• Supplied material:
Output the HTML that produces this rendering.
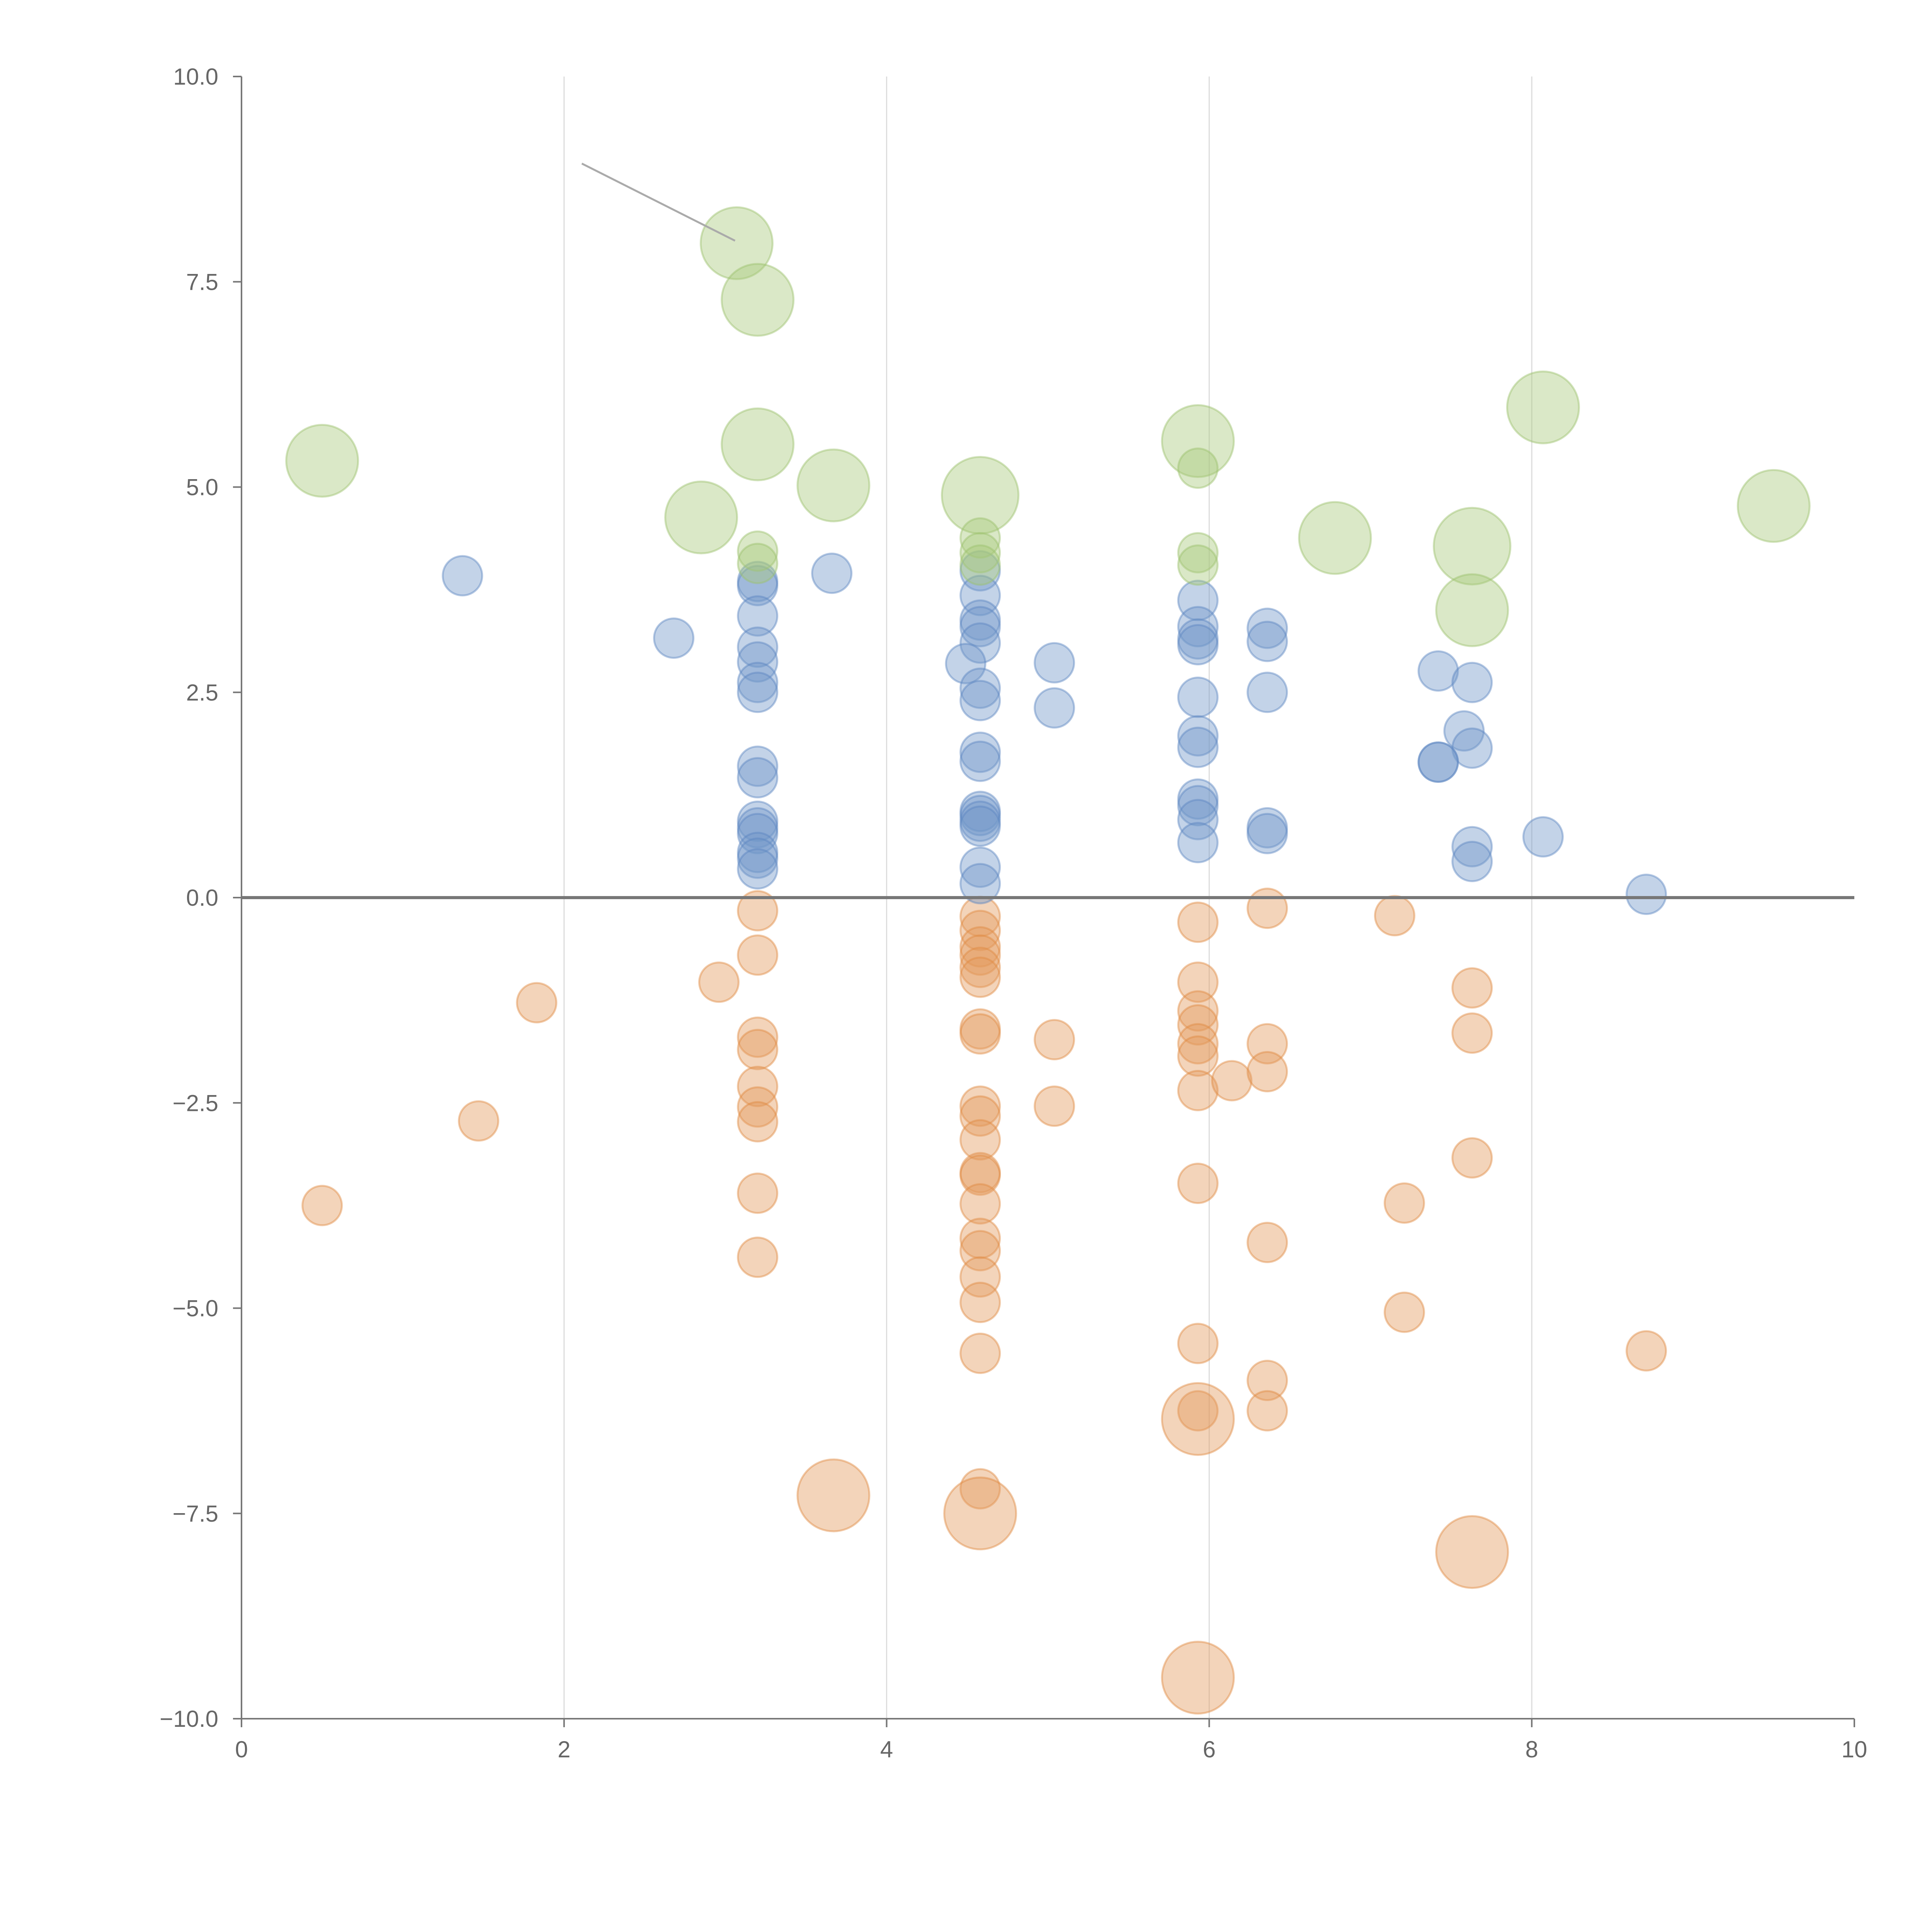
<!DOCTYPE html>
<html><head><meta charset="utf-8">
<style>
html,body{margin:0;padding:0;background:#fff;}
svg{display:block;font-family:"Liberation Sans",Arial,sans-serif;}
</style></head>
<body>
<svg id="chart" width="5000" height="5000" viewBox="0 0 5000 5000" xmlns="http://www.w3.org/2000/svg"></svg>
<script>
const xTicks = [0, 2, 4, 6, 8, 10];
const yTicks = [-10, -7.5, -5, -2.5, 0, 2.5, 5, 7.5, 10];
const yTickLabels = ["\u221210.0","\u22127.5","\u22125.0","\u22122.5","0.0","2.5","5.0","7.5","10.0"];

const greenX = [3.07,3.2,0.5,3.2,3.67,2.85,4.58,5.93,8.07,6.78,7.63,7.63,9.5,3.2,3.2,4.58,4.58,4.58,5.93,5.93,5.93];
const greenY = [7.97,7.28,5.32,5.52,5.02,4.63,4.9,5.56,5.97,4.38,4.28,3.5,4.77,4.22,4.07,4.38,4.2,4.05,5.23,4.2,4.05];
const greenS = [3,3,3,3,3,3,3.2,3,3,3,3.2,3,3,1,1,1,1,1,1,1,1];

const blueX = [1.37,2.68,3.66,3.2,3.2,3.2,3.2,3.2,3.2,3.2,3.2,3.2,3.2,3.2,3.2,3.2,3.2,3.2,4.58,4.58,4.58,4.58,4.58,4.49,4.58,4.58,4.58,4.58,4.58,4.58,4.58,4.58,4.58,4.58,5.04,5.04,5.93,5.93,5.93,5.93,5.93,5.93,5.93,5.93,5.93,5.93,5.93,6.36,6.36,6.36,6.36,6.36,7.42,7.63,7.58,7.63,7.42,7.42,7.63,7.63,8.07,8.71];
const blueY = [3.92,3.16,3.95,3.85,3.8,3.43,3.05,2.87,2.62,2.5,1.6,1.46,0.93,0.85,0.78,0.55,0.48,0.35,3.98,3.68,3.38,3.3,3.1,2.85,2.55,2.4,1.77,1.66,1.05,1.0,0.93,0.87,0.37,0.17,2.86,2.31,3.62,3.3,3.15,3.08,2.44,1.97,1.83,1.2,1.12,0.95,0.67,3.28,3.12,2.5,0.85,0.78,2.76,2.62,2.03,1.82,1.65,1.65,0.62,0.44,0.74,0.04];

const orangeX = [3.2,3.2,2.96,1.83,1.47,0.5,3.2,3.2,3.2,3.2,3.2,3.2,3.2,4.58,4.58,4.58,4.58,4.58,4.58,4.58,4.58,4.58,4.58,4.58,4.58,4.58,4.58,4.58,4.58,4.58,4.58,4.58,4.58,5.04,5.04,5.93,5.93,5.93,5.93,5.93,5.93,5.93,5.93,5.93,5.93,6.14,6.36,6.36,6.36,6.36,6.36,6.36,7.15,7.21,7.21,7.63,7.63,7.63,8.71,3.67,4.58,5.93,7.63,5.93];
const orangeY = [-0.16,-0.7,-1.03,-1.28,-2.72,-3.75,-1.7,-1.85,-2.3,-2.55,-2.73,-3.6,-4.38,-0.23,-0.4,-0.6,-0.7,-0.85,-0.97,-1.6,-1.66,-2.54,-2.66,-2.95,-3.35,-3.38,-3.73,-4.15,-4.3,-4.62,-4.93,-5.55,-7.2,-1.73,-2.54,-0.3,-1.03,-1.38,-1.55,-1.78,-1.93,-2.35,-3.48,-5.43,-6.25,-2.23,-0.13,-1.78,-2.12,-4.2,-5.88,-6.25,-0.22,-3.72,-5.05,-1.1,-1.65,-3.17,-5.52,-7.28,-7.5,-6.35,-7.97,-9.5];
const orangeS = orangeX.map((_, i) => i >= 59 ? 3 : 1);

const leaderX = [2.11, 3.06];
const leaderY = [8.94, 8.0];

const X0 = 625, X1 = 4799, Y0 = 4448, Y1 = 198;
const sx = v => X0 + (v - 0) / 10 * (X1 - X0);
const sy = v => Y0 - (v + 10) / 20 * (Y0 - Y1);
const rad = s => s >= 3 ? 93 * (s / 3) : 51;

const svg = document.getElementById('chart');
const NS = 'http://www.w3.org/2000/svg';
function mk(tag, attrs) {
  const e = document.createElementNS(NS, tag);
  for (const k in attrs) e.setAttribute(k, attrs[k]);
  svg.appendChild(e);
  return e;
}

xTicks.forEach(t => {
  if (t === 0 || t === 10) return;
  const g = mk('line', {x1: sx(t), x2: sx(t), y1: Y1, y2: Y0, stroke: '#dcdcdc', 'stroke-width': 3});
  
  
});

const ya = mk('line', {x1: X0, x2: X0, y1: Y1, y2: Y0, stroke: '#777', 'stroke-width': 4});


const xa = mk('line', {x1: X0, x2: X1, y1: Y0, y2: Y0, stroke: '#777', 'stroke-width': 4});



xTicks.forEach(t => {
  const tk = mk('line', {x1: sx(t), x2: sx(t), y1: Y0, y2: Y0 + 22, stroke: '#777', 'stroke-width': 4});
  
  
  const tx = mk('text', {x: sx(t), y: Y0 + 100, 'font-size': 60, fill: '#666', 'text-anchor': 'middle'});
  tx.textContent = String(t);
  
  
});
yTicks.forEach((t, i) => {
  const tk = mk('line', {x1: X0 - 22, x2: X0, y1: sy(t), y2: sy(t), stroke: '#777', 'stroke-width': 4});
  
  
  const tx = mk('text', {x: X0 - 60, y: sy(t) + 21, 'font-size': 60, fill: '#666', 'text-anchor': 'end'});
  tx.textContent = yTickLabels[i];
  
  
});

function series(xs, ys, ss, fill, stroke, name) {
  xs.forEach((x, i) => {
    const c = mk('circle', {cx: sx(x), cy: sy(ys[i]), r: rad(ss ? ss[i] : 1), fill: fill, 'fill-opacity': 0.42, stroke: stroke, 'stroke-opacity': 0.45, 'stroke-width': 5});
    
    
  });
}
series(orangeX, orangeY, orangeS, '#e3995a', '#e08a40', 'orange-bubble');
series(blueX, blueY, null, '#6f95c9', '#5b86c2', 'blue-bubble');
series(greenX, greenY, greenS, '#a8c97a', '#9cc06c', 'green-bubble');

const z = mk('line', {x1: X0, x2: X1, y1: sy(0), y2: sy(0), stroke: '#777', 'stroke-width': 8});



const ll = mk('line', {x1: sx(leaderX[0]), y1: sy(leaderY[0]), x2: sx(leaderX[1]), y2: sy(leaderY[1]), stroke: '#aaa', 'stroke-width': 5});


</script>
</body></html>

==

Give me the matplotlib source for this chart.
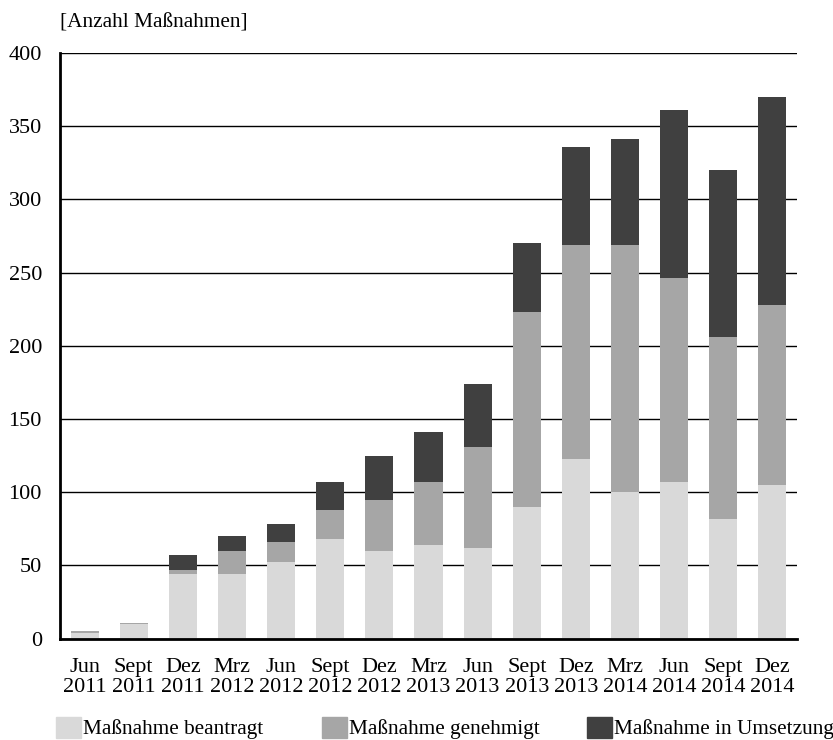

---

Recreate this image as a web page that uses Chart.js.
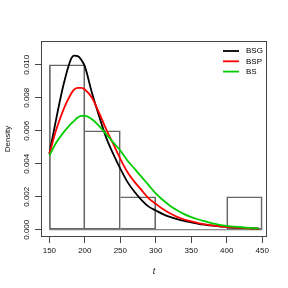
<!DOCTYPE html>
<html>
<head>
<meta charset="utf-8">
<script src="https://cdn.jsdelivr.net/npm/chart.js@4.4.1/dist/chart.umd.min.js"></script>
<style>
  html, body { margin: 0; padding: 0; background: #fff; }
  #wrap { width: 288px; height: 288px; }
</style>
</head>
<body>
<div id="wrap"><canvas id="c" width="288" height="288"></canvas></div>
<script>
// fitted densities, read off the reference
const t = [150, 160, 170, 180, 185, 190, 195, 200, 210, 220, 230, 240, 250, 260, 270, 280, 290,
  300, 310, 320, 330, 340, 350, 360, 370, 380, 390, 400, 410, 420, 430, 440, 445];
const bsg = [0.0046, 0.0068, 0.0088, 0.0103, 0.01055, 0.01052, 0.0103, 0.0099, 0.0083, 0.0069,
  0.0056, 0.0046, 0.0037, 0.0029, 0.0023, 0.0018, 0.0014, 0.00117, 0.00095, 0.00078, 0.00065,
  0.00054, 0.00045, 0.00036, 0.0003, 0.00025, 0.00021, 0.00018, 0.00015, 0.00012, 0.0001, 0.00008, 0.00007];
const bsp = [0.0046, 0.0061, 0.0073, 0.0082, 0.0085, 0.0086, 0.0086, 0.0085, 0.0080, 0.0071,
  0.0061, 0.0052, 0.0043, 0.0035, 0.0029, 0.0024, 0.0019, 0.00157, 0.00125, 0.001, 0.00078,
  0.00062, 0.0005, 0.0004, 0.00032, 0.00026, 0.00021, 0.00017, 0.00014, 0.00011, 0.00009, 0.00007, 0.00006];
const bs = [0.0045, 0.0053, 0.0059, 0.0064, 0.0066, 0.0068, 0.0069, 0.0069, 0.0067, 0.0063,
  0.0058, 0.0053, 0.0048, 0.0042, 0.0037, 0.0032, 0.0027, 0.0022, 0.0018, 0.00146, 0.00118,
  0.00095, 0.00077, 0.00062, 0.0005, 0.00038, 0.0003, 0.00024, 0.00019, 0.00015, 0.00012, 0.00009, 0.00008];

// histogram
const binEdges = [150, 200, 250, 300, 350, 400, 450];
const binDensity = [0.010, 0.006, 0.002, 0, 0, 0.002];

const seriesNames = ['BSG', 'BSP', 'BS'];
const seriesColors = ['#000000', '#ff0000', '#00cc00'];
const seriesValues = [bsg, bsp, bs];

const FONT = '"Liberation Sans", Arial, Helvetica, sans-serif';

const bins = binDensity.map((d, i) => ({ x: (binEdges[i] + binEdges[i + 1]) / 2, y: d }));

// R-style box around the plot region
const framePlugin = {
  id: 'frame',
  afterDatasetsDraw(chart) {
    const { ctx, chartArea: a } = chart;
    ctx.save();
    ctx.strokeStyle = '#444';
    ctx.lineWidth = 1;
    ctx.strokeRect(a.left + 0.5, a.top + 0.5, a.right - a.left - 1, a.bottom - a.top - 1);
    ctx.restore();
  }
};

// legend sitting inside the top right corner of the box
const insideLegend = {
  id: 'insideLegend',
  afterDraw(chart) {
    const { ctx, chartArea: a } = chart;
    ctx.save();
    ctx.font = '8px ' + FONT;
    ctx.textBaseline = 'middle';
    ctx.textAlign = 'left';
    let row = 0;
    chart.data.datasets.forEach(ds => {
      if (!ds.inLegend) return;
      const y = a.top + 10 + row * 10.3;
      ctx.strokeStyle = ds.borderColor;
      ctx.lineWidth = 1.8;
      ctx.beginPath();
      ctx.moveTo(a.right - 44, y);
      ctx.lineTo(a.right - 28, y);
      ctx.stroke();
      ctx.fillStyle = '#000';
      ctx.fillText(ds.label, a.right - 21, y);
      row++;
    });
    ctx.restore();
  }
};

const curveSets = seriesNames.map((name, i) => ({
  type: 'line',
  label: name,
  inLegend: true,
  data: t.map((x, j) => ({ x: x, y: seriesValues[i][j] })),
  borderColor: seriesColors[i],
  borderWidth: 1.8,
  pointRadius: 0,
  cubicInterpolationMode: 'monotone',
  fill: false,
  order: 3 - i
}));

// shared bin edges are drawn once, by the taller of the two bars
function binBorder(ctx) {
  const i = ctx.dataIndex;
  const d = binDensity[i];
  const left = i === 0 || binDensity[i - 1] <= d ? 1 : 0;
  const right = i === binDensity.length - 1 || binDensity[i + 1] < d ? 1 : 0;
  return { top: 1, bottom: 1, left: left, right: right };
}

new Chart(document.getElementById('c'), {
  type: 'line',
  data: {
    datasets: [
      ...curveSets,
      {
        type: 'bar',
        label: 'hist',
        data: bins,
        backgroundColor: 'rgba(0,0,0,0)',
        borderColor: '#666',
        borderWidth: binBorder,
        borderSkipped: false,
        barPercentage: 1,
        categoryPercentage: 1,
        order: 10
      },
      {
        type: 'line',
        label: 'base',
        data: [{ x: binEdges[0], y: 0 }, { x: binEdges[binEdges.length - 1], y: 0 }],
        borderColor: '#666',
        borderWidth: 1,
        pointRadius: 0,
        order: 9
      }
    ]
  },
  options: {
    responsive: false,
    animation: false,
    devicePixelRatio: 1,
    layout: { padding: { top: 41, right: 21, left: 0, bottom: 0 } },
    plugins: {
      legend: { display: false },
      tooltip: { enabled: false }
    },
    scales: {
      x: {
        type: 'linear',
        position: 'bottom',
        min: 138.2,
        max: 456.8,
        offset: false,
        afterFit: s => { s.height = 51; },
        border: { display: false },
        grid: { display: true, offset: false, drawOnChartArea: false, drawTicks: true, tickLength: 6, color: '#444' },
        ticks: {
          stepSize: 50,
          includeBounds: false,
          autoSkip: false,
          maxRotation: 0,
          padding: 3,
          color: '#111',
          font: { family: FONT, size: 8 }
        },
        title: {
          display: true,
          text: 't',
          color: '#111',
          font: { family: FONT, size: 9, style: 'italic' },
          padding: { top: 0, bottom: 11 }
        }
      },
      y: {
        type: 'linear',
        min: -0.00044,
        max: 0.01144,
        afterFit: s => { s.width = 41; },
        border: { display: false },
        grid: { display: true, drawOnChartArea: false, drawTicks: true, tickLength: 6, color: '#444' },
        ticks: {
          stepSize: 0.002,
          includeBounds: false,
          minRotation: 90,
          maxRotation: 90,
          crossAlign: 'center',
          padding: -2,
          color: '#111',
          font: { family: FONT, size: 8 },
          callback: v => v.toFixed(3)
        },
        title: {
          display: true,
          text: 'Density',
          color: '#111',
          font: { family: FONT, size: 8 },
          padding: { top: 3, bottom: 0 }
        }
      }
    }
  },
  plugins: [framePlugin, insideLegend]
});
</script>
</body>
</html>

• Exercise directions: Among the entries above, locate the line with "Recreate this image" and the line with "const bins = binDensity.map((d, i)". Give those two lines and all lines between them again, exactly, leaving out the pictures.

• Answer for the task:
Recreate this image as a web page that uses Chart.js.
<!DOCTYPE html>
<html>
<head>
<meta charset="utf-8">
<script src="https://cdn.jsdelivr.net/npm/chart.js@4.4.1/dist/chart.umd.min.js"></script>
<style>
  html, body { margin: 0; padding: 0; background: #fff; }
  #wrap { width: 288px; height: 288px; }
</style>
</head>
<body>
<div id="wrap"><canvas id="c" width="288" height="288"></canvas></div>
<script>
// fitted densities, read off the reference
const t = [150, 160, 170, 180, 185, 190, 195, 200, 210, 220, 230, 240, 250, 260, 270, 280, 290,
  300, 310, 320, 330, 340, 350, 360, 370, 380, 390, 400, 410, 420, 430, 440, 445];
const bsg = [0.0046, 0.0068, 0.0088, 0.0103, 0.01055, 0.01052, 0.0103, 0.0099, 0.0083, 0.0069,
  0.0056, 0.0046, 0.0037, 0.0029, 0.0023, 0.0018, 0.0014, 0.00117, 0.00095, 0.00078, 0.00065,
  0.00054, 0.00045, 0.00036, 0.0003, 0.00025, 0.00021, 0.00018, 0.00015, 0.00012, 0.0001, 0.00008, 0.00007];
const bsp = [0.0046, 0.0061, 0.0073, 0.0082, 0.0085, 0.0086, 0.0086, 0.0085, 0.0080, 0.0071,
  0.0061, 0.0052, 0.0043, 0.0035, 0.0029, 0.0024, 0.0019, 0.00157, 0.00125, 0.001, 0.00078,
  0.00062, 0.0005, 0.0004, 0.00032, 0.00026, 0.00021, 0.00017, 0.00014, 0.00011, 0.00009, 0.00007, 0.00006];
const bs = [0.0045, 0.0053, 0.0059, 0.0064, 0.0066, 0.0068, 0.0069, 0.0069, 0.0067, 0.0063,
  0.0058, 0.0053, 0.0048, 0.0042, 0.0037, 0.0032, 0.0027, 0.0022, 0.0018, 0.00146, 0.00118,
  0.00095, 0.00077, 0.00062, 0.0005, 0.00038, 0.0003, 0.00024, 0.00019, 0.00015, 0.00012, 0.00009, 0.00008];

// histogram
const binEdges = [150, 200, 250, 300, 350, 400, 450];
const binDensity = [0.010, 0.006, 0.002, 0, 0, 0.002];

const seriesNames = ['BSG', 'BSP', 'BS'];
const seriesColors = ['#000000', '#ff0000', '#00cc00'];
const seriesValues = [bsg, bsp, bs];

const FONT = '"Liberation Sans", Arial, Helvetica, sans-serif';

const bins = binDensity.map((d, i) => ({ x: (binEdges[i] + binEdges[i + 1]) / 2, y: d }));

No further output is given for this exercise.